2012-09-11  Ramana Radhakrishnan  <ramana.radhakrishnan@arm.com>
	    Matthew Gretton-Dann  <matthew.gretton-dann@arm.com>

	* gcc.target/arm/neon-vfma-1.c: New testcase.
	* gcc.target/arm/neon-vfms-1.c: Likewise.
	* gcc.target/arm/neon-vmla-1.c: Update test to use int instead
	of float.
	* gcc.target/arm/neon-vmls-1.c: Likewise.
	* lib/target-supports.exp (add_options_for_arm_neonv2): New
	function.
	(check_effective_target_arm_neonv2_ok_nocache): Likewise.
	(check_effective_target_arm_neonv2_ok): Likewise.
	(check_effective_target_arm_neonv2_hw): Likewise.
	(check_effective_target_arm_neonv2): Likewise.
Tobias Burnus - Sept. 11, 2012, 1:08 p.m.
Hi,

your patch broke bootstrapping here:

/home/tob/projects/gcc-git/gcc/gcc/doc//sourcebuild.texi:1537: Node 
`arm_neon_ok' previously defined at line 1532.

(Sorry for only complaining about those issues today.)

Tobias

On 09/11/2012 02:54 PM, Ramana Radhakrishnan wrote:
> Hi,
>
> This allows the auto-vectorizer to use vfma under Ofast or ffast-math.
> I have a follow-up patch which will add support for these from
> arm_neon.h as well before someone asks.
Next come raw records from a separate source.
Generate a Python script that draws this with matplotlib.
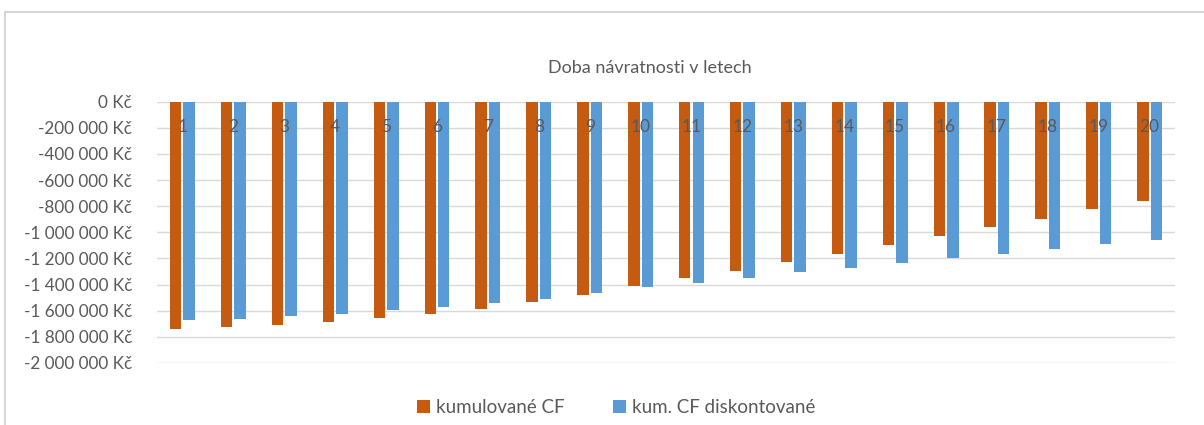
import matplotlib.pyplot as plt
import numpy as np
from matplotlib.patches import Rectangle
from matplotlib.ticker import FuncFormatter, MultipleLocator

plt.rcParams['font.family'] = ['Lato', 'DejaVu Sans']

# Roky a kumulovane cash flow (Kč)
roky = [str(i) for i in range(1, 21)]
kumulovane_cf = [-1736000, -1724000, -1706000, -1683000, -1652000,
                 -1622000, -1583000, -1533000, -1481000, -1412000,
                 -1349000, -1295000, -1228000, -1165000, -1096000,
                 -1029000, -960000, -899000, -825000, -761000]
kum_cf_diskont = [-1673000, -1660000, -1642000, -1622000, -1596000,
                  -1571000, -1537000, -1507000, -1468000, -1422000,
                  -1387000, -1351000, -1305000, -1272000, -1238000,
                  -1200000, -1165000, -1129000, -1093000, -1062000]

oranzova = "#C55A11"
modra = "#5B9BD5"
seda = "#595959"

fig = plt.figure(figsize=(12.04, 4.25), dpi=100)
ax = fig.add_axes([0.1304, 0.1459, 0.8456, 0.6148])

x = np.arange(len(roky))
w = 0.225
ax.bar(x - w / 2 - 0.02, kumulovane_cf, width=w, color=oranzova, label="kumulované CF", zorder=2)
ax.bar(x + w / 2 + 0.02, kum_cf_diskont, width=w, color=modra, label="kum. CF diskontované", zorder=2)

ax.set_xlim(-0.5, len(roky) - 0.5)
ax.set_ylim(-2000000, 0)
ax.yaxis.set_major_locator(MultipleLocator(200000))


def kc(v, pos):
    s = f"{int(round(v)):,}".replace(",", " ")
    return f"{s} Kč"


ax.yaxis.set_major_formatter(FuncFormatter(kc))
ax.grid(axis="y", color="#D9D9D9", linewidth=1, zorder=0)
for s in ax.spines.values():
    s.set_visible(False)
ax.tick_params(axis="y", length=0, labelsize=12.3, labelcolor=seda, pad=18)
ax.set_xticks([])

# popisky let pod osou v nule
for i, r in enumerate(roky):
    ax.text(i, -195000, r, ha="center", va="center", fontsize=12.5, color=seda, zorder=3)

fig.text(0.54, 0.84, "Doba návratnosti v letech", ha="center", va="center",
         fontsize=13, color=seda)

ax.legend(loc="center", bbox_to_anchor=(0.451, -0.17), ncol=2, frameon=False,
          fontsize=13.5, labelcolor=seda, handlelength=0.7, handleheight=0.7,
          columnspacing=2.6, handletextpad=0.3)

# ramecek grafu
fig.patches.append(Rectangle((5 / 1204, -0.01), 1.1, 1 - 12 / 425 + 0.01,
                             transform=fig.transFigure, fill=False,
                             edgecolor="#D0D0D0", linewidth=1.2))

fig.savefig("out.png", dpi=100)
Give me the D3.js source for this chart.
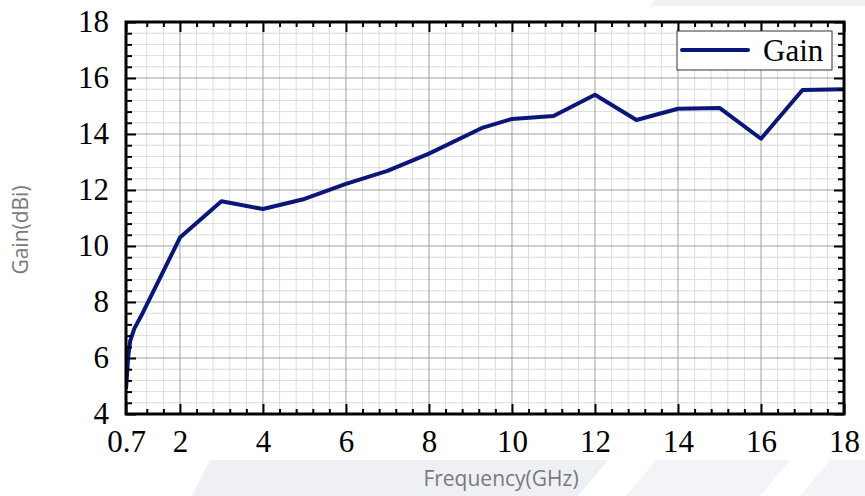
<!DOCTYPE html>
<html><head><meta charset="utf-8">
<script src="https://cdn.jsdelivr.net/npm/d3@7"></script>
<style>html,body{margin:0;padding:0;background:#fff;}svg{display:block;}</style>
</head><body>
<svg id="chart" width="865" height="496"></svg>
<script>
// ---- data ----
const freq = [0.7, 0.72, 0.75, 0.8, 0.9, 1.1, 2, 3, 4, 5, 6, 7, 8, 9.3, 10, 11, 12, 13, 14, 15, 16, 17, 18];
const gain = [4.9, 5.3, 6.0, 6.6, 7.05, 7.6, 10.3, 11.6, 11.32, 11.68, 12.22, 12.68, 13.3, 14.23, 14.54, 14.64, 15.4, 14.5, 14.9, 14.93, 13.83, 15.57, 15.6];
const xMajor = [0.7, 2, 4, 6, 8, 10, 12, 14, 16, 18];
const yMajor = [4, 6, 8, 10, 12, 14, 16, 18];
const seriesName = "Gain";
const xTitle = "Frequency(GHz)";
const yTitle = "Gain(dBi)";

const xMinor = d3.range(1.2, 18.01, 0.4).map(v => +v.toFixed(2)).filter(v => !xMajor.some(m => Math.abs(m - v) < 1e-6));
const yMinor = d3.range(4.4, 18, 0.4).map(v => +v.toFixed(2)).filter(v => !yMajor.some(m => Math.abs(m - v) < 1e-6));

const svg = d3.select("#chart");
const L = 126, R = 844, T = 22, B = 414;
const x = d3.scaleLinear().domain([0.7, 18]).range([L, R]);
const y = d3.scaleLinear().domain([4, 18]).range([B, T]);

// background watermark shapes
const bg = svg.append("g");
bg.append("polygon").attr("points", "192,496 210,460 608,460 578,496").attr("fill", "#eef0f4");
bg.append("polygon").attr("points", "626,496 656,460 790,460 760,496").attr("fill", "#f3f4f7");
bg.append("polygon").attr("points", "800,496 830,460 865,460 865,496").attr("fill", "#f3f4f7");
bg.append("polygon").attr("points", "655,0 865,0 865,6 650,6").attr("fill", "#f0f1f5");

// plot background
svg.append("rect").attr("x", L).attr("y", T).attr("width", R - L).attr("height", B - T).attr("fill", "#fff");

// grid
const grid = svg.append("g");
grid.selectAll(".gxm").data(xMinor).join("line")
  .attr("x1", d => x(d)).attr("x2", d => x(d)).attr("y1", T).attr("y2", B)
  .attr("stroke", "#dcdcdc").attr("stroke-width", 1);
grid.selectAll(".gym").data(yMinor).join("line")
  .attr("y1", d => y(d)).attr("y2", d => y(d)).attr("x1", L).attr("x2", R)
  .attr("stroke", "#dcdcdc").attr("stroke-width", 1);
grid.selectAll(".gxM").data(xMajor).join("line")
  .attr("x1", d => x(d)).attr("x2", d => x(d)).attr("y1", T).attr("y2", B)
  .attr("stroke", "#a0a0a0").attr("stroke-width", 1);
grid.selectAll(".gyM").data(yMajor).join("line")
  .attr("y1", d => y(d)).attr("y2", d => y(d)).attr("x1", L).attr("x2", R)
  .attr("stroke", "#a0a0a0").attr("stroke-width", 1);

// line
svg.append("clipPath").attr("id", "clip").append("rect")
  .attr("x", L).attr("y", T).attr("width", R - L).attr("height", B - T);
const pts = freq.map((f, i) => [f, gain[i]]);
svg.append("path").datum(pts)
  .attr("clip-path", "url(#clip)")
  .attr("fill", "none").attr("stroke", "#0a1678").attr("stroke-width", 4)
  .attr("stroke-linejoin", "round")
  .attr("d", d3.line().x(d => x(d[0])).y(d => y(d[1])));

// axes
const fontSerif = "'Liberation Serif','Times New Roman',serif";
function styleAxis(g, showLabels) {
  g.select(".domain").remove();
  g.selectAll(".tick line").attr("stroke", "#000").attr("stroke-width", 2);
  if (!showLabels) g.selectAll(".tick text").remove();
  else g.selectAll(".tick text").attr("font-family", fontSerif).attr("font-size", 31).attr("fill", "#000");
}
// minor ticks
svg.append("g").attr("transform", `translate(0,${B})`)
  .call(d3.axisBottom(x).tickValues(xMinor).tickSizeInner(-5).tickSizeOuter(0).tickFormat(""))
  .call(g => styleAxis(g, false));
svg.append("g").attr("transform", `translate(0,${T})`)
  .call(d3.axisTop(x).tickValues(xMinor).tickSizeInner(-5).tickSizeOuter(0).tickFormat(""))
  .call(g => styleAxis(g, false));
svg.append("g").attr("transform", `translate(${L},0)`)
  .call(d3.axisLeft(y).tickValues(yMinor).tickSizeInner(-6).tickSizeOuter(0).tickFormat(""))
  .call(g => styleAxis(g, false));
svg.append("g").attr("transform", `translate(${R},0)`)
  .call(d3.axisRight(y).tickValues(yMinor).tickSizeInner(-6).tickSizeOuter(0).tickFormat(""))
  .call(g => styleAxis(g, false));
// major ticks
svg.append("g").attr("transform", `translate(0,${B})`)
  .call(d3.axisBottom(x).tickValues(xMajor).tickSizeInner(-10).tickSizeOuter(0).tickPadding(16).tickFormat(d => String(d)))
  .call(g => styleAxis(g, true));
svg.append("g").attr("transform", `translate(0,${T})`)
  .call(d3.axisTop(x).tickValues(xMajor).tickSizeInner(-10).tickSizeOuter(0).tickFormat(""))
  .call(g => styleAxis(g, false));
svg.append("g").attr("transform", `translate(${L},0)`)
  .call(d3.axisLeft(y).tickValues(yMajor).tickSizeInner(-10).tickSizeOuter(0).tickPadding(17).tickFormat(d => String(d)))
  .call(g => styleAxis(g, true));
svg.append("g").attr("transform", `translate(${R},0)`)
  .call(d3.axisRight(y).tickValues(yMajor).tickSizeInner(-10).tickSizeOuter(0).tickFormat(""))
  .call(g => styleAxis(g, false));

// frame
svg.append("rect").attr("x", L).attr("y", T).attr("width", R - L).attr("height", B - T)
  .attr("fill", "none").attr("stroke", "#000").attr("stroke-width", 3);

// legend
const lg = svg.append("g");
lg.append("rect").attr("x", 677).attr("y", 31).attr("width", 155).attr("height", 39)
  .attr("fill", "#fff").attr("stroke", "#333").attr("stroke-width", 1);
lg.append("line").attr("x1", 682).attr("x2", 748).attr("y1", 50).attr("y2", 50)
  .attr("stroke", "#0a1678").attr("stroke-width", 4).attr("stroke-linecap", "round");
lg.append("text").attr("x", 763).attr("y", 61).attr("font-family", fontSerif).attr("font-size", 31)
  .attr("fill", "#000").text(seriesName);

// axis titles
const fontSans = "'Open Sans','Noto Sans',sans-serif";
svg.append("text").attr("x", 501).attr("y", 486).attr("text-anchor", "middle")
  .attr("font-family", fontSans).attr("font-size", 21).attr("fill", "#7a7a7a").text(xTitle);
svg.append("text").attr("transform", "translate(28,230) rotate(-90)").attr("text-anchor", "middle")
  .attr("font-family", fontSans).attr("font-size", 21).attr("fill", "#7a7a7a").text(yTitle);
</script>
</body></html>
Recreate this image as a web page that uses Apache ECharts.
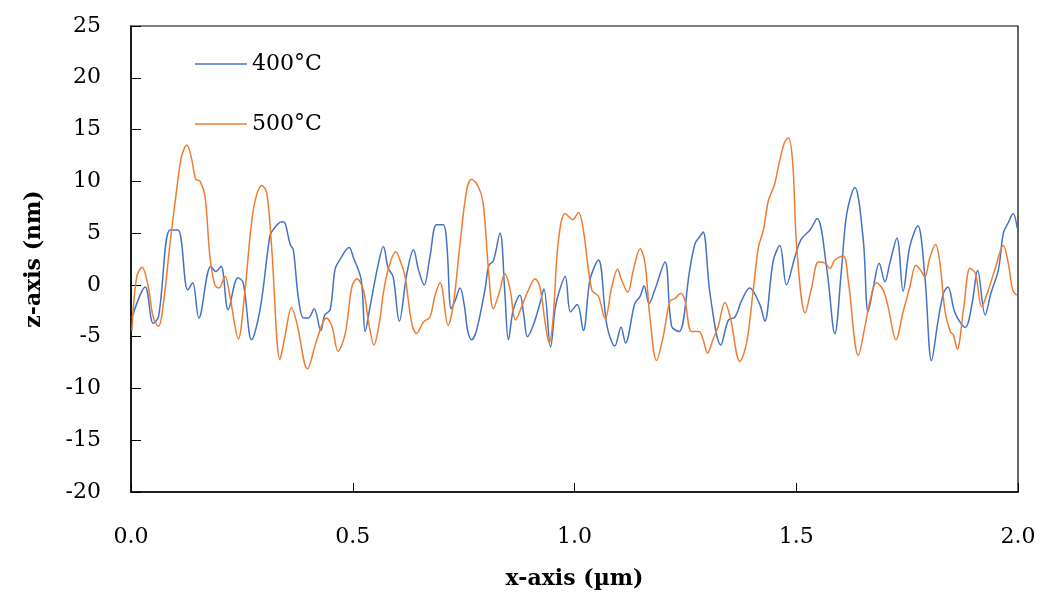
<!DOCTYPE html>
<html>
<head>
<meta charset="utf-8">
<script src="https://cdn.jsdelivr.net/npm/echarts@6/dist/echarts.min.js"></script>
<style>html,body{margin:0;padding:0;background:#fff}#c{width:1040px;height:599px}</style>
</head>
<body>
<div id="c"></div>
<script>
const seriesNames = ['400°C', '500°C'];
const xTicks = [0, 0.5, 1.0, 1.5, 2.0];
const yTicks = [-20, -15, -10, -5, 0, 5, 10, 15, 20, 25];

const x400 = [0.002,0.032,0.050,0.062,0.088,0.106,0.128,0.139,0.153,0.180,0.191,0.203,0.219,0.241,0.253,0.272,0.291,0.313,0.320,0.340,0.347,0.359,0.366,0.377,0.389,0.400,0.413,0.428,0.437,0.449,0.460,0.469,0.492,0.501,0.519,0.528,0.539,0.558,0.569,0.580,0.591,0.605,0.622,0.637,0.648,0.661,0.674,0.689,0.704,0.712,0.722,0.731,0.742,0.752,0.759,0.768,0.779,0.798,0.807,0.817,0.832,0.843,0.851,0.862,0.877,0.885,0.894,0.907,0.922,0.931,0.946,0.956,0.963,0.979,0.991,1.006,1.020,1.035,1.054,1.073,1.091,1.105,1.115,1.136,1.148,1.157,1.168,1.181,1.204,1.219,1.236,1.260,1.272,1.283,1.290,1.306,1.330,1.347,1.362,1.377,1.395,1.418,1.429,1.448,1.463,1.478,1.497,1.511,1.531,1.547,1.569,1.587,1.602,1.614,1.632,1.651,1.662,1.674,1.687,1.700,1.711,1.727,1.741,1.756,1.774,1.790,1.805,1.820,1.832,1.842,1.858,1.881,1.896,1.909,1.926,1.939,1.956,1.967,1.978,1.989,1.998];
const z400 = [-3.2,-0.2,-3.7,-3.1,5.3,5.3,-0.5,0.2,-3.2,1.8,1.3,1.8,-2.4,0.7,0.2,-5.3,-2.4,4.7,5.3,6.1,6.0,3.9,3.4,-1.1,-3.2,-3.2,-2.3,-4.4,-2.9,-2.4,1.5,2.3,3.6,2.7,0.5,-4.5,-2.1,2.1,3.7,1.6,0.8,-3.5,1.1,3.4,1.5,0,2.7,5.8,5.8,4.0,-2.3,-1.5,-0.3,-2.1,-4.4,-5.3,-4.4,-0.5,1.9,2.3,5.0,-0.8,-5.3,-2.4,-1.0,-2.7,-5.0,-3.9,-1.8,-0.4,-6.0,-2.4,-1.0,0.8,-2.6,-1.9,-4.4,0.5,2.4,-3.9,-5.9,-4.1,-5.6,-1.8,-1.1,-0.1,-1.8,-0.5,2.2,-4.0,-4.5,1.5,4.0,4.7,5.1,-1.0,-5.8,-3.4,-3.1,-1.5,-0.3,-1.9,-3.5,2.3,3.8,0,2.7,4.4,5.3,6.4,1.5,-4.7,1.5,6.9,9.4,4.4,-2.6,-0.2,2.1,0.3,2.1,4.5,-0.6,3.7,5.7,0.8,-7.3,-3.4,-0.8,-0.2,-2.7,-4.1,-1.9,1.4,-2.9,-0.8,1.5,5.0,6.0,6.9,5.5];

const x500 = [0.002,0.013,0.025,0.039,0.050,0.062,0.073,0.088,0.103,0.114,0.126,0.137,0.146,0.156,0.167,0.178,0.189,0.198,0.212,0.223,0.242,0.257,0.276,0.295,0.306,0.317,0.336,0.347,0.362,0.374,0.398,0.419,0.441,0.453,0.467,0.483,0.498,0.509,0.524,0.535,0.548,0.561,0.569,0.580,0.597,0.609,0.618,0.633,0.644,0.659,0.674,0.685,0.697,0.715,0.727,0.742,0.757,0.768,0.783,0.794,0.806,0.817,0.830,0.843,0.855,0.867,0.881,0.896,0.911,0.922,0.934,0.943,0.952,0.963,0.979,0.996,1.009,1.020,1.039,1.054,1.069,1.084,1.097,1.106,1.120,1.133,1.148,1.159,1.170,1.185,1.200,1.215,1.227,1.240,1.249,1.264,1.281,1.290,1.300,1.312,1.324,1.339,1.351,1.373,1.388,1.403,1.415,1.426,1.437,1.451,1.460,1.473,1.482,1.492,1.501,1.520,1.535,1.550,1.565,1.576,1.587,1.606,1.617,1.640,1.655,1.666,1.681,1.696,1.707,1.725,1.741,1.756,1.770,1.779,1.790,1.801,1.814,1.824,1.835,1.847,1.854,1.863,1.877,1.892,1.904,1.918,1.933,1.948,1.967,1.978,1.988,1.997];
const z500 = [-4.4,0.8,1.7,-0.2,-3.1,-4.0,-1.8,4.0,9.2,12.4,13.5,12.1,10.2,10.0,8.5,2.7,0,-0.3,0.8,-1.1,-5.2,-0.5,7.3,9.6,8.9,3.7,-7.2,-5.0,-2.2,-3.7,-8.1,-5.3,-3.2,-4.0,-6.4,-4.7,-0.2,0.6,-0.5,-3.4,-5.8,-3.4,-0.8,1.5,3.2,2.1,0.8,-3.7,-4.7,-3.6,-3.1,-1.1,0.2,-3.9,-1.8,4.0,9.2,10.2,9.5,7.9,1.5,-2.3,-0.8,1.1,-0.5,-3.4,-2.1,-0.5,0.6,-0.2,-3.7,-5.6,-3.1,4.0,6.9,6.3,7.0,5.3,-0.5,-1.1,-3.3,-0.2,1.5,0.5,-0.7,1.5,3.5,2.1,-3.1,-7.3,-5.0,-1.6,-1.3,-0.8,-1.5,-4.5,-4.5,-5.3,-6.6,-5.3,-4.0,-1.7,-3.1,-7.4,-5.6,-0.5,3.7,5.3,8.1,9.7,11.5,13.7,14.2,11.8,3.7,-2.7,-0.2,2.2,2.1,1.6,2.4,2.8,0.5,-6.8,-4.0,-1.6,0.2,-0.5,-2.1,-5.3,-2.6,-0.2,1.9,1.5,0.8,2.6,3.9,2.1,-2.4,-4.5,-4.8,-6.2,-2.4,1.6,1.1,-2.1,-0.5,1.5,3.8,2.1,-0.5,-1.0];

const colors = ['#4472C4', '#ED7D31'];
const FONT = 'DejaVu Serif';

const zip = (xs, ys) => xs.map((x, i) => [x, ys[i]]);

const chart = echarts.init(document.getElementById('c'), null, {renderer: 'canvas'});
chart.setOption({
  animation: false,
  backgroundColor: '#fff',
  grid: {left: 131, right: 22, top: 26, bottom: 107, show: true, borderColor: '#000', borderWidth: 1.2, containLabel: false},
  legend: {
    orient: 'vertical', left: 195, top: 53, itemWidth: 52, itemHeight: 1.5, itemGap: 38, padding: 0,
    icon: 'rect',
    textStyle: {fontFamily: FONT, fontSize: 22, color: '#000', lineHeight: 22, padding: [0, 0, 0, 0]},
    data: seriesNames.map((n, i) => ({name: n, itemStyle: {color: colors[i]}}))
  },
  xAxis: {
    type: 'value', min: xTicks[0], max: xTicks[xTicks.length - 1], interval: 0.5,
    axisLine: {onZero: false, lineStyle: {color: '#000', width: 1.5}},
    axisTick: {inside: true, length: 9, lineStyle: {color: '#000', width: 1}},
    splitLine: {show: false},
    axisLabel: {fontFamily: FONT, fontSize: 22, color: '#000', margin: 34, formatter: v => v.toFixed(1)},
    name: 'x-axis (µm)', nameLocation: 'middle', nameGap: 76,
    nameTextStyle: {fontFamily: FONT, fontSize: 22, fontWeight: 'bold', color: '#000'}
  },
  yAxis: {
    type: 'value', min: yTicks[0], max: yTicks[yTicks.length - 1], interval: 5,
    axisLine: {onZero: false, lineStyle: {color: '#000', width: 1.5}},
    axisTick: {inside: true, length: 10, lineStyle: {color: '#000', width: 1}},
    splitLine: {show: false},
    axisLabel: {fontFamily: FONT, fontSize: 22, color: '#000', margin: 30},
    name: 'z-axis (nm)', nameLocation: 'middle', nameGap: 86, nameRotate: 90,
    nameTextStyle: {fontFamily: FONT, fontSize: 22, fontWeight: 'bold', color: '#000'}
  },
  series: [
    {name: seriesNames[0], type: 'line', data: zip(x400, z400), smooth: 0.35, symbol: 'none',
     lineStyle: {color: colors[0], width: 1.5}, itemStyle: {color: colors[0]}},
    {name: seriesNames[1], type: 'line', data: zip(x500, z500), smooth: 0.35, symbol: 'none',
     lineStyle: {color: colors[1], width: 1.5}, itemStyle: {color: colors[1]}}
  ]
});
</script>
</body>
</html>
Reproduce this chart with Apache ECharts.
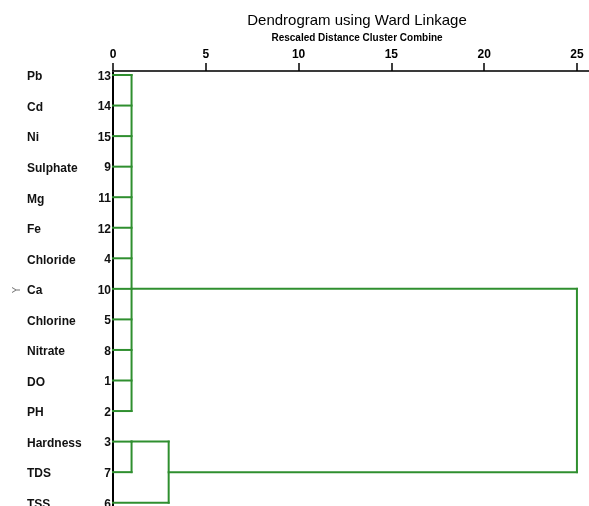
<!DOCTYPE html>
<html>
<head>
<meta charset="utf-8">
<script src="https://cdn.jsdelivr.net/npm/echarts@6/dist/echarts.min.js"></script>
<style>
  html, body { margin: 0; padding: 0; background: #fff; }
  #chart { width: 589px; height: 506px; }
</style>
</head>
<body>
<div id="chart"></div>
<script>
// leaves, top to bottom
const leafNames = ['Pb', 'Cd', 'Ni', 'Sulphate', 'Mg', 'Fe', 'Chloride', 'Ca', 'Chlorine', 'Nitrate', 'DO', 'PH', 'Hardness', 'TDS', 'TSS']
const leafIds = [13, 14, 15, 9, 11, 12, 4, 10, 5, 8, 1, 2, 3, 7, 6]
// merges (rescaled distance), children are leaf rows or 'nK' for merge K
const mergeHeights = [1, 1, 3, 25]
const mergeRows = [7, 12, 13, 7]
const mergeChildren = [
  [0, 1, 2, 3, 4, 5, 6, 7, 8, 9, 10, 11],
  [12, 13],
  ['n1', 14],
  ['n0', 'n2']
]
const xTicks = [0, 5, 10, 15, 20, 25]

const green = '#2f8f2f'

function nodePos(c) {
  if (typeof c === 'string') {
    const k = +c.slice(1)
    return { row: mergeRows[k], h: mergeHeights[k] }
  }
  return { row: c, h: 0 }
}

// build bracket segments [x1, y1, x2, y2]
const segments = []
mergeChildren.forEach(function (kids, k) {
  const H = mergeHeights[k]
  let lo = Infinity, hi = -Infinity
  kids.forEach(function (c) {
    const p = nodePos(c)
    segments.push([p.h, p.row, H, p.row])
    lo = Math.min(lo, p.row)
    hi = Math.max(hi, p.row)
  })
  segments.push([H, lo, H, hi])
})

const rowIdx = leafNames.map(function (n, i) { return i })

const chart = echarts.init(document.getElementById('chart'))
chart.setOption({
  animation: false,
  backgroundColor: '#fff',
  graphic: [
    {
      type: 'text', x: 357, y: 13,
      style: { text: 'Dendrogram using Ward Linkage', align: 'center', fill: '#000', font: '15px "Liberation Sans", Arial, sans-serif' }
    },
    {
      type: 'text', x: 357, y: 33,
      style: { text: 'Rescaled Distance Cluster Combine', align: 'center', fill: '#000', font: 'bold 10px "Liberation Sans", Arial, sans-serif' }
    },
    {
      type: 'text', x: 17, y: 290, rotation: Math.PI / 2,
      style: { text: 'Y', align: 'center', verticalAlign: 'middle', fill: '#777', font: '10px "DejaVu Sans", sans-serif' }
    }
  ],
  grid: { left: 113, right: 0, top: 71, bottom: 0, containLabel: false, outerBoundsMode: 'none' },
  xAxis: {
    type: 'value',
    position: 'top',
    min: 0,
    max: 25.65,
    axisLine: { onZero: false, lineStyle: { color: '#3a3a3a', width: 2 } },
    axisTick: { customValues: xTicks, length: 8, lineStyle: { color: '#000', width: 1.5 } },
    axisLabel: {
      customValues: xTicks,
      margin: 10,
      color: '#000',
      fontWeight: 'bold',
      fontSize: 12,
      fontFamily: '"Liberation Sans", Arial, sans-serif'
    },
    splitLine: { show: false }
  },
  yAxis: {
    type: 'value',
    inverse: true,
    min: -0.131,
    max: 14.108,
    axisLine: { show: true, onZero: false, lineStyle: { color: '#000', width: 2 } },
    axisTick: { show: false },
    splitLine: { show: false },
    axisLabel: {
      customValues: rowIdx,
      margin: 2,
      formatter: function (v) {
        const i = Math.round(v)
        return '{n|' + leafNames[i] + '}{c|' + leafIds[i] + '}'
      },
      rich: {
        n: { width: 60, align: 'left', color: '#111', fontWeight: 'bold', fontSize: 12, fontFamily: '"Liberation Sans", Arial, sans-serif', padding: [4, 0, 0, 0] },
        c: { width: 24, align: 'right', color: '#111', fontWeight: 'bold', fontSize: 12, fontFamily: '"Liberation Sans", Arial, sans-serif', padding: [3, 0, 0, 0] }
      }
    }
  },
  series: [
    {
      type: 'custom',
      silent: true,
      clip: false,
      encode: { x: [0, 2], y: [1, 3] },
      renderItem: function (params, api) {
        const a = api.coord([api.value(0), api.value(1)])
        const b = api.coord([api.value(2), api.value(3)])
        return {
          type: 'line',
          shape: { x1: a[0], y1: a[1], x2: b[0], y2: b[1] },
          style: { stroke: green, lineWidth: 2, lineCap: 'square' }
        }
      },
      data: segments
    }
  ]
})
</script>
</body>
</html>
It's being regression tested as
> we speak and that'll follow shortly.
>
> Tested on A15 silicon native with no regressions.
>
> Committed.
>
>
> regards,
> Ramana
>
>
>
> 2012-09-11  Ramana Radhakrishnan  <ramana.radhakrishnan@arm.com>
>          Matthew Gretton-Dann  <matthew.gretton-dann@arm.com>
>
>      * config/arm/neon.md (fma<VCVTF:mode>4): New pattern.
>      (*fmsub<VCVTF:mode>4): Likewise.
>      * doc/sourcebuild.texi (arm_neon_v2_ok, arm_neon_v2_hw):  Document it.
>
> 2012-09-11  Ramana Radhakrishnan  <ramana.radhakrishnan@arm.com>
>          Matthew Gretton-Dann  <matthew.gretton-dann@arm.com>
>
>      * gcc.target/arm/neon-vfma-1.c: New testcase.
>      * gcc.target/arm/neon-vfms-1.c: Likewise.
>      * gcc.target/arm/neon-vmla-1.c: Update test to use int instead
>      of float.
>      * gcc.target/arm/neon-vmls-1.c: Likewise.
>      * lib/target-supports.exp (add_options_for_arm_neonv2): New
>      function.
>      (check_effective_target_arm_neonv2_ok_nocache): Likewise.
>      (check_effective_target_arm_neonv2_ok): Likewise.
>      (check_effective_target_arm_neonv2_hw): Likewise.
>      (check_effective_target_arm_neonv2): Likewise.
Steven Bosscher - Sept. 11, 2012, 1:10 p.m.
> your patch broke bootstrapping here:
>
> /home/tob/projects/gcc-git/gcc/gcc/doc//sourcebuild.texi:1537: Node
> `arm_neon_ok' previously defined at line 1532.
>
> (Sorry for only complaining about those issues today.)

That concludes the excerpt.